(What the task requires): Both the line containing "Rebuild this chart" and the line containing "const series4 = [1.077, 0.914, 0.823, 0.791, 0.791, 0.788];" belong in the copy, as do all lines between them, copied exactly; pictures do not.
## START Stored data
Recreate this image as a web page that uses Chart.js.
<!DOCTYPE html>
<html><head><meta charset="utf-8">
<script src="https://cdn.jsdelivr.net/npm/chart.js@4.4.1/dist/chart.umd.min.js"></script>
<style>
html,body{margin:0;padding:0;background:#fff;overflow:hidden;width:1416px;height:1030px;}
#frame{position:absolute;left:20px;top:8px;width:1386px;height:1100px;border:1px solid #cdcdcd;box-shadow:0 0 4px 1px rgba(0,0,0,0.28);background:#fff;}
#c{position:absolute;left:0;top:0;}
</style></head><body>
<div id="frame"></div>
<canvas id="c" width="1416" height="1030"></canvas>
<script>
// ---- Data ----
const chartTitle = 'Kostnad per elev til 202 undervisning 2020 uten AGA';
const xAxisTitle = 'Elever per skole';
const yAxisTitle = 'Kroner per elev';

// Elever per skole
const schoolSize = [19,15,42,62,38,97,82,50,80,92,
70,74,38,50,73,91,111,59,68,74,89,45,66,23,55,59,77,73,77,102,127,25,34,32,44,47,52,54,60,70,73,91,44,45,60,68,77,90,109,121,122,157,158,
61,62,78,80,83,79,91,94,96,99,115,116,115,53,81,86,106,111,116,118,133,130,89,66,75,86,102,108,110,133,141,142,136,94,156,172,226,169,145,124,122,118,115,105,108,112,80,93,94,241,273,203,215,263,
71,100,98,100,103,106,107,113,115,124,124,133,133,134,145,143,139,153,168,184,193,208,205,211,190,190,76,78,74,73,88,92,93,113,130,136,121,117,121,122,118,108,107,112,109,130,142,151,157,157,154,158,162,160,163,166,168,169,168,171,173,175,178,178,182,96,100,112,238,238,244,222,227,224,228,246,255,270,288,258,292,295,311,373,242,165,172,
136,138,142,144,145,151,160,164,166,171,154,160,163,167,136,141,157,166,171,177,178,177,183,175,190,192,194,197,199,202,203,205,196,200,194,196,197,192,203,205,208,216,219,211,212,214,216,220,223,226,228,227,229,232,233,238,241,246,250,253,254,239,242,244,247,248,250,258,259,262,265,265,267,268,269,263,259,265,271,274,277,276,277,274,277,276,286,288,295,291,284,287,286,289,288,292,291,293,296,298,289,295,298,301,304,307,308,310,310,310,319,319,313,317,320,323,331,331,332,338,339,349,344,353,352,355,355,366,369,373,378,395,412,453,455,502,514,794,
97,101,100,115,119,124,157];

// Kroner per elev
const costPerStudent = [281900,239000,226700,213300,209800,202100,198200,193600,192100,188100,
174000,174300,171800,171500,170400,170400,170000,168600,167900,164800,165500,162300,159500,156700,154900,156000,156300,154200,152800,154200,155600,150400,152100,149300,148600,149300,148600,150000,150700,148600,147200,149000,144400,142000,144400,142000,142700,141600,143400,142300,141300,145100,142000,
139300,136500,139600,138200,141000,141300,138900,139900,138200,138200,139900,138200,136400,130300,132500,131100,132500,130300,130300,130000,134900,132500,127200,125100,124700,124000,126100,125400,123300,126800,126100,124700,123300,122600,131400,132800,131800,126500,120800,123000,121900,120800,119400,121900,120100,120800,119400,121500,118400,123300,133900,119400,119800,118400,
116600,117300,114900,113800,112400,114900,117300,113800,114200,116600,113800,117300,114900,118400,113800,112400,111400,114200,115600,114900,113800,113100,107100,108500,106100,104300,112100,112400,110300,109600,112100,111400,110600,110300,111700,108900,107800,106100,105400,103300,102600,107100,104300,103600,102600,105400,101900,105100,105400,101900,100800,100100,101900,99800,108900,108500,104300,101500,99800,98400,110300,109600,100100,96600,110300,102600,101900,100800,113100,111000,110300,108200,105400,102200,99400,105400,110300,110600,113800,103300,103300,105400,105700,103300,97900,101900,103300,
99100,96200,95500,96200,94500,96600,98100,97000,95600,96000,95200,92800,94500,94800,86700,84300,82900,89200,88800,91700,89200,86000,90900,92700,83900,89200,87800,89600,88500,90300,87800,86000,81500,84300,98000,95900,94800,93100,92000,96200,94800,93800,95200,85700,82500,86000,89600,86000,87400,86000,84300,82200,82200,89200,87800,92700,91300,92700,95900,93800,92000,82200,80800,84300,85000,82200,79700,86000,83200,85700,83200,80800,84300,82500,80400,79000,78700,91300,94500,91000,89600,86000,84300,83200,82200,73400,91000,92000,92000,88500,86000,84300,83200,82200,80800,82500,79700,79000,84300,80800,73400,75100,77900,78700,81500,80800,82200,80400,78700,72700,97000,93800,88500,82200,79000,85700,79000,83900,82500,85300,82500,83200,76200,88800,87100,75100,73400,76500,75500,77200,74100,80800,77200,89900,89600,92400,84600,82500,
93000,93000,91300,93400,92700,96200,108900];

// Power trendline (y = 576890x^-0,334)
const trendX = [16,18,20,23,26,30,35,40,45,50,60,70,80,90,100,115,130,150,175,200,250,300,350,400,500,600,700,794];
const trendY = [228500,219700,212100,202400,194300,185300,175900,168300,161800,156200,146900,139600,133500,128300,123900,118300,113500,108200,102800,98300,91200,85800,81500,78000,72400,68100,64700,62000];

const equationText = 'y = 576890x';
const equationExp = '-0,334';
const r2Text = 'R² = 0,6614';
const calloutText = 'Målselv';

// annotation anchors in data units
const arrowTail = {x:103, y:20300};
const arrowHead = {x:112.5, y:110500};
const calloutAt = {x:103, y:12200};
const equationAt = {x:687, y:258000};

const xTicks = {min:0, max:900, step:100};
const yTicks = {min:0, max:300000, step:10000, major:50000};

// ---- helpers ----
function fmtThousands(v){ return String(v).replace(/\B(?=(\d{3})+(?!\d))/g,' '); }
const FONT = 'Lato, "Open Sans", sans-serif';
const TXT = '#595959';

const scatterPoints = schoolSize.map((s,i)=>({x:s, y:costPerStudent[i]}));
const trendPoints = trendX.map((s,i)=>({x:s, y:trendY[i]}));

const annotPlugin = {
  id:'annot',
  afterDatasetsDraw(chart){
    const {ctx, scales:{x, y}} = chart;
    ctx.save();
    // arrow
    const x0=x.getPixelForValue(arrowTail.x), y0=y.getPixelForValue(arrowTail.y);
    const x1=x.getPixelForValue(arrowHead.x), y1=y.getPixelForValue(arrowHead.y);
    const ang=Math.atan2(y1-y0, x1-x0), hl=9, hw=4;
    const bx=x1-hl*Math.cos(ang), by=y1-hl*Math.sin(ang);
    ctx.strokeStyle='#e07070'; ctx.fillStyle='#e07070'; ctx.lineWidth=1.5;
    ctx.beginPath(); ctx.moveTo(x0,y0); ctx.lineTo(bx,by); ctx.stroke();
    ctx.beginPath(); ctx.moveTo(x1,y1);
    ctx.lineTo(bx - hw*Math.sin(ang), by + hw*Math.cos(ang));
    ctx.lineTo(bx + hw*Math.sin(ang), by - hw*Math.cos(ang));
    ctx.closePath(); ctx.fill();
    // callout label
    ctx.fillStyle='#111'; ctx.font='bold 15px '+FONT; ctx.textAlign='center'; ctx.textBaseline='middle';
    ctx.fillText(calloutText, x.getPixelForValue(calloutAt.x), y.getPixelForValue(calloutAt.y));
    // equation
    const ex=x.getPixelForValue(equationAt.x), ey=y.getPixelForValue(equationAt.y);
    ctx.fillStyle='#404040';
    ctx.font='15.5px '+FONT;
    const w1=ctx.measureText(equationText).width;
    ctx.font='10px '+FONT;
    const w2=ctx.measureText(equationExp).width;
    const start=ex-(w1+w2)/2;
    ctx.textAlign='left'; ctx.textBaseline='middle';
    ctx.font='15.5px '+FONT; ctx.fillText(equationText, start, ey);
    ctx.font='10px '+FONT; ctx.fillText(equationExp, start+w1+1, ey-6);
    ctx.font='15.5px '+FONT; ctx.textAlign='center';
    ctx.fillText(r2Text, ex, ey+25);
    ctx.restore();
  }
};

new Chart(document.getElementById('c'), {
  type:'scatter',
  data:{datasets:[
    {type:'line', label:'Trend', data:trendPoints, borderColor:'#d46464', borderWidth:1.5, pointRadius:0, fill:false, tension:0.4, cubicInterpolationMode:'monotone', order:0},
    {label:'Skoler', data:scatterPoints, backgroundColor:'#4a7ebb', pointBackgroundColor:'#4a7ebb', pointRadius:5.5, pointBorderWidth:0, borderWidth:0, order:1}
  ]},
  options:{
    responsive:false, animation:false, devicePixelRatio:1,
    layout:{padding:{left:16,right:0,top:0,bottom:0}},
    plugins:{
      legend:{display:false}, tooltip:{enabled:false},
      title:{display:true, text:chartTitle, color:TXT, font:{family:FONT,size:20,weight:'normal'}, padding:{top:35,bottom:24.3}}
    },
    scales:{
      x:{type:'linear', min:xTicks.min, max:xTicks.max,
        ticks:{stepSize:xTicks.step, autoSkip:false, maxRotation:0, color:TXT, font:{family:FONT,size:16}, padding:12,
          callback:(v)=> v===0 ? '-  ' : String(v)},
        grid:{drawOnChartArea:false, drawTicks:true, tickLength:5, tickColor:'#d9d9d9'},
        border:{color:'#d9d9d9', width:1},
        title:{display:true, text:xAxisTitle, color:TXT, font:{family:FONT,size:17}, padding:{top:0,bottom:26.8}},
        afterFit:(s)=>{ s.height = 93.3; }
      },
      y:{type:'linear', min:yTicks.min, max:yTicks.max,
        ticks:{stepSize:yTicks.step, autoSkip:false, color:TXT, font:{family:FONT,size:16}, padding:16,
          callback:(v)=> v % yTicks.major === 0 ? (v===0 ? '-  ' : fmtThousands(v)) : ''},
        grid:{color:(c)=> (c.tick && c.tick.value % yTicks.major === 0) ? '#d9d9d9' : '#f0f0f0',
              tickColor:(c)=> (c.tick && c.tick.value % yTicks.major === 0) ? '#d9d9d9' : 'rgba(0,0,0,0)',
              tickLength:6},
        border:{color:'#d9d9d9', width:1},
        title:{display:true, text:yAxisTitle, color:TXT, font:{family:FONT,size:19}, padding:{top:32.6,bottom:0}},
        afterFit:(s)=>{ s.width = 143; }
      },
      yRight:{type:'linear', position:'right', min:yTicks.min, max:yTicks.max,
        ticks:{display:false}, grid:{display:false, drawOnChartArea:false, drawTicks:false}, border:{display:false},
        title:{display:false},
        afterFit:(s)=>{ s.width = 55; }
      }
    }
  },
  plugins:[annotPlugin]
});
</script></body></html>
## END Stored data
## START Stored data
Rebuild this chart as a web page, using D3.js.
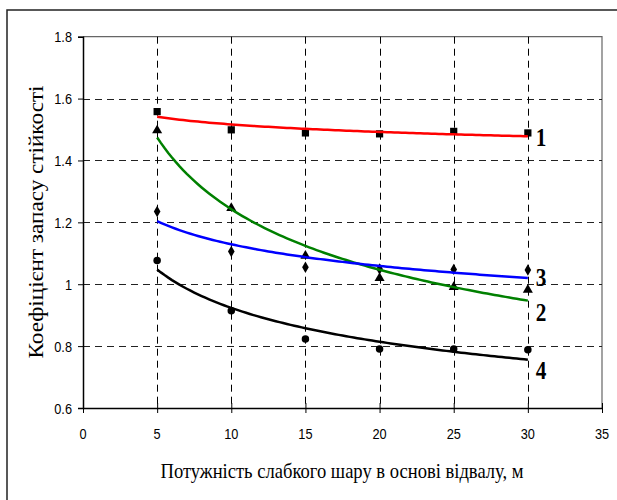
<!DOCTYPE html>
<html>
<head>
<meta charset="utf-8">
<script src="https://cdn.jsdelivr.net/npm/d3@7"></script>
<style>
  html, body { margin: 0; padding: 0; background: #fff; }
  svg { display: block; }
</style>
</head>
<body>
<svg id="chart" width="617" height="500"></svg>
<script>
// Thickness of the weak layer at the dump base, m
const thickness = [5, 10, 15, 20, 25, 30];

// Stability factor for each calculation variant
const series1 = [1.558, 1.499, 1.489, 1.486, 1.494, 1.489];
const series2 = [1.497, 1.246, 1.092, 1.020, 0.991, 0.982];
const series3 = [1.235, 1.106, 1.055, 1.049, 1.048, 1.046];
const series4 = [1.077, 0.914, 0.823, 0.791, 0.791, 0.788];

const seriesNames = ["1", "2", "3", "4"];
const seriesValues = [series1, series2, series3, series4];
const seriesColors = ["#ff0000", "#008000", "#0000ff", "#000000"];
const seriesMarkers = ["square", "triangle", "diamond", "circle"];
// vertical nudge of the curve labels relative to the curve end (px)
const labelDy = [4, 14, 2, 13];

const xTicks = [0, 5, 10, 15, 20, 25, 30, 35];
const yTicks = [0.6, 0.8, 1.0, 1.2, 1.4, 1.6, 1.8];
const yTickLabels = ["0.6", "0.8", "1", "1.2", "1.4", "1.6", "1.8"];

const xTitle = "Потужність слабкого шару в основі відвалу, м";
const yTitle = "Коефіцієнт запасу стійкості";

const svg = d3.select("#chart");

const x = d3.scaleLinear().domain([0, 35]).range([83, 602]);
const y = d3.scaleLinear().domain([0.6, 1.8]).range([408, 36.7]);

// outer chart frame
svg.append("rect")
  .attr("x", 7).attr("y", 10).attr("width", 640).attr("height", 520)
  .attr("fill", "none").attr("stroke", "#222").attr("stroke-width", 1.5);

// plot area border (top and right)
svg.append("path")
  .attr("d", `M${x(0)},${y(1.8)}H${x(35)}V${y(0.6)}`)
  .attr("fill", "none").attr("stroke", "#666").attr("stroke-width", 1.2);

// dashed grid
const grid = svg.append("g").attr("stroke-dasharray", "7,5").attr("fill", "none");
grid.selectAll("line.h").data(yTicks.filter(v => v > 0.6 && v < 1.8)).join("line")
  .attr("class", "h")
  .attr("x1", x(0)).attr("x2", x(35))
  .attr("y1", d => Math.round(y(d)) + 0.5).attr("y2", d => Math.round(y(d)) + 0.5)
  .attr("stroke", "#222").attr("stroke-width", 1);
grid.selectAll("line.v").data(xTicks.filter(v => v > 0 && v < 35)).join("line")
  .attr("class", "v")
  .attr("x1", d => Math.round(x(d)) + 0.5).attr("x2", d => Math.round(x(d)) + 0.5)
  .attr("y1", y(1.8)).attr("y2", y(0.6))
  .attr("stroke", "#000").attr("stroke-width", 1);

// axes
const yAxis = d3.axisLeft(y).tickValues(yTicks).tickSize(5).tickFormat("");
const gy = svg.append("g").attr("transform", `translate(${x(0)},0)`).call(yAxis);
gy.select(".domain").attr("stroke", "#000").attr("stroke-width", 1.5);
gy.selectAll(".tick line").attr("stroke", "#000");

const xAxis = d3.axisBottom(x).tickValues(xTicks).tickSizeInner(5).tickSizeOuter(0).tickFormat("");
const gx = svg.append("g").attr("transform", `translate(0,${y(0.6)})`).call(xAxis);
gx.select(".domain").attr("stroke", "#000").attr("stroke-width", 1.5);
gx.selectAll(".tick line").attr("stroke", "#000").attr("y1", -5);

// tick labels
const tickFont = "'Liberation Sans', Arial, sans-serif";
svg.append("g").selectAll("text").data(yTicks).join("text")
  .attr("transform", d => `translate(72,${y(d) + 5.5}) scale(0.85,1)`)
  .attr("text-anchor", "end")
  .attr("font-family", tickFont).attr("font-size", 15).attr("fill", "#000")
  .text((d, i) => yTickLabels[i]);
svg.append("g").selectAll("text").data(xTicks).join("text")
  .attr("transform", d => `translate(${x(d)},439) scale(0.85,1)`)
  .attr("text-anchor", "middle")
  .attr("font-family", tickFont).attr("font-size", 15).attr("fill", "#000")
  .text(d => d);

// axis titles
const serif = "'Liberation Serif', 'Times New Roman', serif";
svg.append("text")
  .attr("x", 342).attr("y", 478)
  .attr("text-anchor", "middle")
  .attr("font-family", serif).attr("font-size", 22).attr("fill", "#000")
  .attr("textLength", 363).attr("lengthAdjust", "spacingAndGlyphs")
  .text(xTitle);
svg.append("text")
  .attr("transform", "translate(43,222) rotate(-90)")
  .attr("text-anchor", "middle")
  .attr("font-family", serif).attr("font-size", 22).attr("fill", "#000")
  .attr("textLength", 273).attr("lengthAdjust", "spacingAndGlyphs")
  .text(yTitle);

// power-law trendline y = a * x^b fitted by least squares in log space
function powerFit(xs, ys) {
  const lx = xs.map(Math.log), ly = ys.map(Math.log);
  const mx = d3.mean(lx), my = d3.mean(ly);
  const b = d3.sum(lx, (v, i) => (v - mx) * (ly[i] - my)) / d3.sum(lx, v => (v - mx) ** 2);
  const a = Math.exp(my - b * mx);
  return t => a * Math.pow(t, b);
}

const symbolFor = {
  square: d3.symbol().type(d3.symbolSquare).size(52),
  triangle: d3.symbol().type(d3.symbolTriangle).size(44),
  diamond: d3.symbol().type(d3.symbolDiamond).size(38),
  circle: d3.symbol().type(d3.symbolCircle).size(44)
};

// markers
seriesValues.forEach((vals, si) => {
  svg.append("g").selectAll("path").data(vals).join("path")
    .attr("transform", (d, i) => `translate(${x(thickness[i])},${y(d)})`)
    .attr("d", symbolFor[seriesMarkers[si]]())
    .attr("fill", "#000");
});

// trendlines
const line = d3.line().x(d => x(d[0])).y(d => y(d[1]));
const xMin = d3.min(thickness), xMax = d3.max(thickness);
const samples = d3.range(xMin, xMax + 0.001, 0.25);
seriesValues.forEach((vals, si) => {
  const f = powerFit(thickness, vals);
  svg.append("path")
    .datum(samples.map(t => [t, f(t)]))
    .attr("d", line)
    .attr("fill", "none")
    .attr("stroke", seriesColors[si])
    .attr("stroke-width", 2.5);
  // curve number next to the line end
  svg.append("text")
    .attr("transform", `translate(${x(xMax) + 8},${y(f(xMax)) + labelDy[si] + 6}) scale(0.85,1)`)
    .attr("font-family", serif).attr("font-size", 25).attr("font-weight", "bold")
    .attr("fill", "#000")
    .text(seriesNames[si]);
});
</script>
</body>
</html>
## END Stored data
(Final answer):
Rebuild this chart as a web page, using D3.js.
<!DOCTYPE html>
<html>
<head>
<meta charset="utf-8">
<script src="https://cdn.jsdelivr.net/npm/d3@7"></script>
<style>
  html, body { margin: 0; padding: 0; background: #fff; }
  svg { display: block; }
</style>
</head>
<body>
<svg id="chart" width="617" height="500"></svg>
<script>
// Thickness of the weak layer at the dump base, m
const thickness = [5, 10, 15, 20, 25, 30];

// Stability factor for each calculation variant
const series1 = [1.558, 1.499, 1.489, 1.486, 1.494, 1.489];
const series2 = [1.497, 1.246, 1.092, 1.020, 0.991, 0.982];
const series3 = [1.235, 1.106, 1.055, 1.049, 1.048, 1.046];
const series4 = [1.077, 0.914, 0.823, 0.791, 0.791, 0.788];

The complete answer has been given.